だけど、カカシ先生と関係を結んでからというもの、ただ嬉しさと息苦しさの日々に振り回されていくうちに、それは頭の片隅へと追いやられ…
気付いたら、こんなにも大きな根を張り巡らせていて、
深く、深く、引き剥がすには大変な程の規模で侵食していて…
「最初から、分かってたはずだったのに…」
ギュッと、痛む胸を耐える様に鷲掴み、目をきつく瞑った。
最初から、分かっていた。
分かっていたのに、それに気付かないフリをして段々と深みに嵌っていった。
そうして、
気付いた時には、もう、引き返せないところまで来てしまっていた。
本当はもっと早く、
こんなに苦しくなる前に手放すべきだったんだ。
なのに、ズルズルとここまで引き摺ってしまったのは醜い自分―――
「…ほんと、オレってば、バカだ……」
半分空気の混ざった掠れた声が喉から吐き出された。
見つめた先の窓には銀色に輝く月がいつものように一人ぼっちのオレを照らし出す。
その銀色があまりにも綺麗で…
ゆっくりとぼやけ出した視界を解消するために、目元をゴシゴシと擦ったが、一向に視界は晴れなかった。
次の日、オレはカカシ先生の家を訪ねた。
カカシ先生とそういう関係になってから初めて訪れる先生の家。
基本受け身だったオレは、カカシ先生から求められることが殆どで、よって、オレを抱くために先生がオレの家に来る、というのが毎回だったから。
それに、上司が部下の家を訪ねても、部下が上司の家を訪ねるのは、変だろ?
偶になら不審じゃないかもしれないが、それでも周りに少しの不信感も与えないようにするには、オレがカカシ先生のところに行くより、気配の消し方が上手いカカシ先生がオレの家に来た方が安全なんだって、それも暗黙の了解みたいなものだった。
「カカシせんせー」
呼び鈴を押したと同時に小さな声でカカシ先生を呼んでみた。
その声が震えていたのは、オレから訪ねて来てしまった緊張の為。
これから告げる内容に後悔している所為ではない、と自分に言い聞かせ、グッと拳を握り締めた。
「………どーしたのよ」
「っ……」
暫くして、音もなく扉が開かれ、中からラフな格好をしたカカシ先生が顔を出した。
いつもより若干低めの声で、眉を寄せ、オレを上から見下ろすその表情は、何故来たのか、と問い掛けていた。

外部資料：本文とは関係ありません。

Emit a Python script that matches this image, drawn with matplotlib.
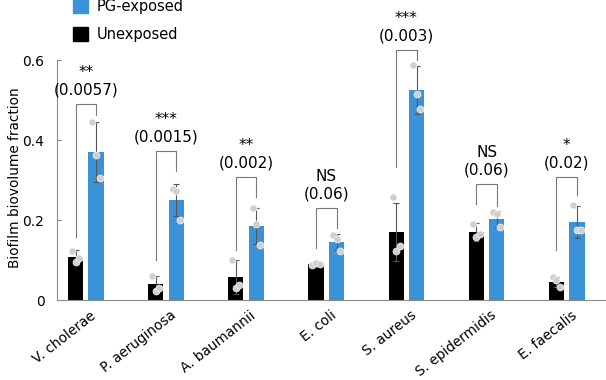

「あの、さ。オレってばカカシせんせーに話があって……」
元々任務が入っていない日を選んで今日にしたし、先生が家で休んでいるのは仙人モードで予め感知していたが、想像していたより不機嫌を隠そうともしない先生に、オレは少し控えめに声を出した。
「……話って?」
額当ても口布もしていない先生の顔が、更に険しくなる。
オレは気押されして挫けそうになる心に喝を入れると、引き攣っていた顔に笑顔をつくった。
「取り敢えず、上がってもいいか…?」
「……どうぞ」
「お邪魔します、ってば」
スッと体を引いたカカシ先生に促されるようにドアを潜ったオレは、靴を脱ぐとそのまま先生の部屋へ直行した。
その後をゆっくりとカカシ先生が無言で着いてくる。
射抜くような視線を背中で受け止めながら、オレは震える体を叱咤し、部屋の中に入ると落ち着かせる為に一つ深呼吸をした。
そして、意を決し、くるりと背後を振り返った。
「…で、話って何よ?」
入り口のところで壁に凭れ掛かり、腕を組んでこちらを怪訝な顔で見つめているカカシ先生が、促すように口にした。
あまりの威圧感に、覚悟していた気持ちがぐらりと揺れる。
「あ…、その…」
「言っとくけど、俺はまだあの日のこと怒ってるんだからね」
「え……?」
てっきり、訪ねてきたことに対して不機嫌になっていたのだと思っていたオレは、見当違いのことを言われ、唖然とオッドアイを見返した。
「約束を破られて、怒らない方が可笑しいでしょ?それにお前謝りもしないじゃない」
「そ、それは…」
「言い訳はどうだっていい」
「っ…!」
冷たく言い捨てられ、反射的に拳を握り締める。
「夕飯作れ、とか言っといて、なに?お前俺をバカにしてるの?」
「なっ…!」
あまりの言われように、オレはカッとなってカカシ先生を睨み付けた。
「バカにしてるのは、そっちだってば!」
「はぁ?」
抑えなきゃ、と思うのに、オレの口はまるで言うことを聞かない。
今まで溜めてきた分、堰が外れると脆いのかもしれないな、なんてどこか他人事のように頭の片隅で客観的にそう思ったが、だが、だからといって一度溢れてしまったものをまた元の入れ物に戻すなんて芸当、オレに出来る筈もなく…
「オレのこと、なんだと思ってるんだよ!」
「何って…」
「オレってば、センセーの都合のいい玩具じゃないんだ!」
「それ、セフレに不満があるってこと?この前も言ったけど、お前も承知の上でしょ?何をいまさら…」
「やめる」
「え…?」
「オレってば、カカシせんせーとのセフレ、もうやめるってば!」
捲し立てる様に一気に吐き出していた。